• Task to carry out
Leave out the pictures and repeat the data exactly.

• Source material
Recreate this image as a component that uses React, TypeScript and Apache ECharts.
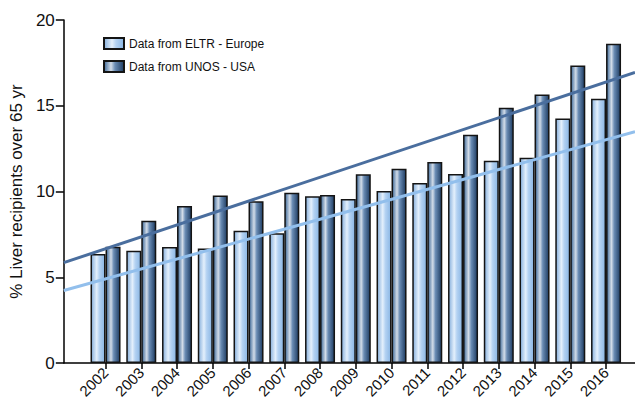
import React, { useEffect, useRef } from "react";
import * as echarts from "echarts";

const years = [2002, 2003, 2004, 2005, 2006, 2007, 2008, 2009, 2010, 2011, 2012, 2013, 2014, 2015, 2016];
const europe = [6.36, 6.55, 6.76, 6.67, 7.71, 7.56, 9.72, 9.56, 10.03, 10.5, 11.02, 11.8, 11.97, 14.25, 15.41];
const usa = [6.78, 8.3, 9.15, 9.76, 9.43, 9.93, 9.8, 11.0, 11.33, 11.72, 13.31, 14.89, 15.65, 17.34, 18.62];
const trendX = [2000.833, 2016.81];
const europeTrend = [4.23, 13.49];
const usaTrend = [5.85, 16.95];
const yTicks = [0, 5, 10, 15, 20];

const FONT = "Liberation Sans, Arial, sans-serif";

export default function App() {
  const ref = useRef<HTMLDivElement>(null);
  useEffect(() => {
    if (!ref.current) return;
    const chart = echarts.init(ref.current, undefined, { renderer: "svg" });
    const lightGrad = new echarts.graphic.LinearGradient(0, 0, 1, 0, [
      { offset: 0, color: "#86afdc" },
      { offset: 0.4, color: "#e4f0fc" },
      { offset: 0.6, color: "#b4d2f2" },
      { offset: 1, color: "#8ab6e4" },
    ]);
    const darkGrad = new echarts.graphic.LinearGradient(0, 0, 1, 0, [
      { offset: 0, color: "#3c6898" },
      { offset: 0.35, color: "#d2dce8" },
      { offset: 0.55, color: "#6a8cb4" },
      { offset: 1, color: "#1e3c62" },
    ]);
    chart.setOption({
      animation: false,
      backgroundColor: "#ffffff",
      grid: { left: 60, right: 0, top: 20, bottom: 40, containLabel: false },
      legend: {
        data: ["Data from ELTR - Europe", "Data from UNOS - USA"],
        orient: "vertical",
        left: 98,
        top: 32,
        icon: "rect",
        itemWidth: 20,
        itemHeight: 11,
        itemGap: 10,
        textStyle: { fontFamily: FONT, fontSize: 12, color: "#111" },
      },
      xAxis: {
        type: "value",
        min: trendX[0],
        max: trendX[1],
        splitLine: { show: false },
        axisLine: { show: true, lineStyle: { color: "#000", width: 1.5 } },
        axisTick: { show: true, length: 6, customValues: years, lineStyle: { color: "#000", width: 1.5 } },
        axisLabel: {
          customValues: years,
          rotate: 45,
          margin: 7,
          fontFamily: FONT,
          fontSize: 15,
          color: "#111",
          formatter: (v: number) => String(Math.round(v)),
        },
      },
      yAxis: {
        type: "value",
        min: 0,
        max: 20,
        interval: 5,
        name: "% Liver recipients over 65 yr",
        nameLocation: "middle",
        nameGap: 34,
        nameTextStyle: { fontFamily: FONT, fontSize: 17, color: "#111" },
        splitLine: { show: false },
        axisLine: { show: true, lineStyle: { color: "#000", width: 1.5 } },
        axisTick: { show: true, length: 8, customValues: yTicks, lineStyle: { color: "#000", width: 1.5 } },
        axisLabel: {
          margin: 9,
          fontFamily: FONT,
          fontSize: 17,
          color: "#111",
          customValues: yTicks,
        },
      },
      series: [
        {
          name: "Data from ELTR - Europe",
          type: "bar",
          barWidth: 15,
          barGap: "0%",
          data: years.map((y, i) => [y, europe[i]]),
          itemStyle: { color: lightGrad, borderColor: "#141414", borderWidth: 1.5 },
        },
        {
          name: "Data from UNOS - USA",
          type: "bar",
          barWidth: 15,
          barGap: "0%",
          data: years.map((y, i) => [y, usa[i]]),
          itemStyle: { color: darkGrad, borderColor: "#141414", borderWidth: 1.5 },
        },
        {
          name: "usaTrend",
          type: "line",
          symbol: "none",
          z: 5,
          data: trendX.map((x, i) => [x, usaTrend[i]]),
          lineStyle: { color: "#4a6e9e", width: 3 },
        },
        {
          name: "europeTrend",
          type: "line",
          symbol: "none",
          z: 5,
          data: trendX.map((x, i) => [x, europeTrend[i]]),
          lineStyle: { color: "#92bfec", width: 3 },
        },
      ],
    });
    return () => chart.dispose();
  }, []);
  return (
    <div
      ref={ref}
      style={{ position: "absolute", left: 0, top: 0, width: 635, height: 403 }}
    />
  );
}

• Task result
Recreate this image as a component that uses React, TypeScript and Apache ECharts.
import React, { useEffect, useRef } from "react";
import * as echarts from "echarts";

const years = [2002, 2003, 2004, 2005, 2006, 2007, 2008, 2009, 2010, 2011, 2012, 2013, 2014, 2015, 2016];
const europe = [6.36, 6.55, 6.76, 6.67, 7.71, 7.56, 9.72, 9.56, 10.03, 10.5, 11.02, 11.8, 11.97, 14.25, 15.41];
const usa = [6.78, 8.3, 9.15, 9.76, 9.43, 9.93, 9.8, 11.0, 11.33, 11.72, 13.31, 14.89, 15.65, 17.34, 18.62];
const trendX = [2000.833, 2016.81];
const europeTrend = [4.23, 13.49];
const usaTrend = [5.85, 16.95];
const yTicks = [0, 5, 10, 15, 20];

const FONT = "Liberation Sans, Arial, sans-serif";

export default function App() {
  const ref = useRef<HTMLDivElement>(null);
  useEffect(() => {
    if (!ref.current) return;
    const chart = echarts.init(ref.current, undefined, { renderer: "svg" });
    const lightGrad = new echarts.graphic.LinearGradient(0, 0, 1, 0, [
      { offset: 0, color: "#86afdc" },
      { offset: 0.4, color: "#e4f0fc" },
      { offset: 0.6, color: "#b4d2f2" },
      { offset: 1, color: "#8ab6e4" },
    ]);
    const darkGrad = new echarts.graphic.LinearGradient(0, 0, 1, 0, [
      { offset: 0, color: "#3c6898" },
      { offset: 0.35, color: "#d2dce8" },
      { offset: 0.55, color: "#6a8cb4" },
      { offset: 1, color: "#1e3c62" },
    ]);
    chart.setOption({
      animation: false,
      backgroundColor: "#ffffff",
      grid: { left: 60, right: 0, top: 20, bottom: 40, containLabel: false },
      legend: {
        data: ["Data from ELTR - Europe", "Data from UNOS - USA"],
        orient: "vertical",
        left: 98,
        top: 32,
        icon: "rect",
        itemWidth: 20,
        itemHeight: 11,
        itemGap: 10,
        textStyle: { fontFamily: FONT, fontSize: 12, color: "#111" },
      },
      xAxis: {
        type: "value",
        min: trendX[0],
        max: trendX[1],
        splitLine: { show: false },
        axisLine: { show: true, lineStyle: { color: "#000", width: 1.5 } },
        axisTick: { show: true, length: 6, customValues: years, lineStyle: { color: "#000", width: 1.5 } },
        axisLabel: {
          customValues: years,
          rotate: 45,
          margin: 7,
          fontFamily: FONT,
          fontSize: 15,
          color: "#111",
          formatter: (v: number) => String(Math.round(v)),
        },
      },
      yAxis: {
        type: "value",
        min: 0,
        max: 20,
        interval: 5,
        name: "% Liver recipients over 65 yr",
        nameLocation: "middle",
        nameGap: 34,
        nameTextStyle: { fontFamily: FONT, fontSize: 17, color: "#111" },
        splitLine: { show: false },
        axisLine: { show: true, lineStyle: { color: "#000", width: 1.5 } },
        axisTick: { show: true, length: 8, customValues: yTicks, lineStyle: { color: "#000", width: 1.5 } },
        axisLabel: {
          margin: 9,
          fontFamily: FONT,
          fontSize: 17,
          color: "#111",
          customValues: yTicks,
        },
      },
      series: [
        {
          name: "Data from ELTR - Europe",
          type: "bar",
          barWidth: 15,
          barGap: "0%",
          data: years.map((y, i) => [y, europe[i]]),
          itemStyle: { color: lightGrad, borderColor: "#141414", borderWidth: 1.5 },
        },
        {
          name: "Data from UNOS - USA",
          type: "bar",
          barWidth: 15,
          barGap: "0%",
          data: years.map((y, i) => [y, usa[i]]),
          itemStyle: { color: darkGrad, borderColor: "#141414", borderWidth: 1.5 },
        },
        {
          name: "usaTrend",
          type: "line",
          symbol: "none",
          z: 5,
          data: trendX.map((x, i) => [x, usaTrend[i]]),
          lineStyle: { color: "#4a6e9e", width: 3 },
        },
        {
          name: "europeTrend",
          type: "line",
          symbol: "none",
          z: 5,
          data: trendX.map((x, i) => [x, europeTrend[i]]),
          lineStyle: { color: "#92bfec", width: 3 },
        },
      ],
    });
    return () => chart.dispose();
  }, []);
  return (
    <div
      ref={ref}
      style={{ position: "absolute", left: 0, top: 0, width: 635, height: 403 }}
    />
  );
}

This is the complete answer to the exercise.